The following is an excerpt taken from chapter 5 in which Doug uses the story of the Jerusalem Council in Acts 15 to show that in the 1st century, the new faith of following Jesus Christ was meant for different people of different backgrounds, races and lifestyles. He proceeds in the chapter to discuss how Christianity became more "set in stone" along with the development of Greek and Roman culture.
"So the Jewish believers were asking the Gentile believers to do whatever they could to make it possible for the two groups to meet together. The first few centuries of the Christian faith were all about this balance between diversity and unity.
But then something changed...Christianity started moving from a faith committed to multicultural unity to one requiring monocultural uniformity. In other words, Christianity began settling into one particular culture and worldview, and all adherents had to convert to that worldview if they wanted to follow Jesus. Strangely, that mandatory worldview was not the Hebrew worldview of the Jewish people. It was the Greek worldview of the Gentiles. ...
... By the time Christianity became the official Roman religion under Constantine, it was so deeply a Greek expresion that not only had the Jewish heritage faded, but many Christians were fearful of the Jews, and deep conflict between Jews and Christians was common. This marked quite a change. The influence of telling a dynamic Jewish story in and through multiple cutlures was replaced with a Greek monocultural expression of Christianity. It is from within this fully Greek worldview that much of our 'official' modern Christianity arose. ...
... Augustine and many who followed him needed to create complex theologies to smooth out the questions raised by all of these competing worldviews. Their theological explanations are brilliant for their situation, but they are just that - situational explanations. They are not in and of themselves the story of God. This is why it's important for us to recognize the cultural encoding that takes place every time a theology is created. every theology is grounded in a culture and set of culturally based assumptions and concerns. To hold to these theologies in the fifth century was to be faithful, for they were created as explanations for the understanding of the world at that time. But to hold to those same conclusions today, when the worldview that demanded them has expired, is simply foolish."

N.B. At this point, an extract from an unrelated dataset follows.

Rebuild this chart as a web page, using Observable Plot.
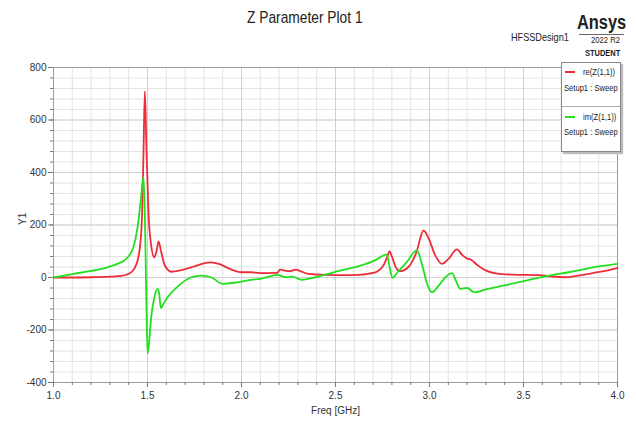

In my opinion, one of the most common mistakes religious people make is that they experience God in a meaningful and real way, and then they aim to replicate that experience with everyone else they know, regardless of any differences in background, personality or experiences. It seems almost contradictory to have a "flexible" or "changing" religion, because inherent in the concept of religion is a set of beliefs and systems that are unchanging, permanent, absolute.
But as we all know, the world - and the people and the ideas in the world - are all changing, and very rapidly. The faith of the 21st century, in many respects, is not the same faith as the 20th century, and certainly not the same faith of the 5th century when Augustine wrote.
But on the other hand, we have the creeds, we have the Scriptures, and we have the traditions of the Church. Does it all need to change? Herein lies the difficult interpretative task: Which beliefs are culturally bound and necessitate revision? And which are more permanent, more foundational and should not be changed at all?
Possible questions to discuss:
- In what ways do you see the ancient influences in the Christian faith?
- What parts of your current Christian experience do you feel are more being held over from cultural experiences of the past, and aren't really central to the core of what it means to be a follower of Jesus?
- How do we determine what parts of our faith are cultural and what parts are permanent? Can we make such a division?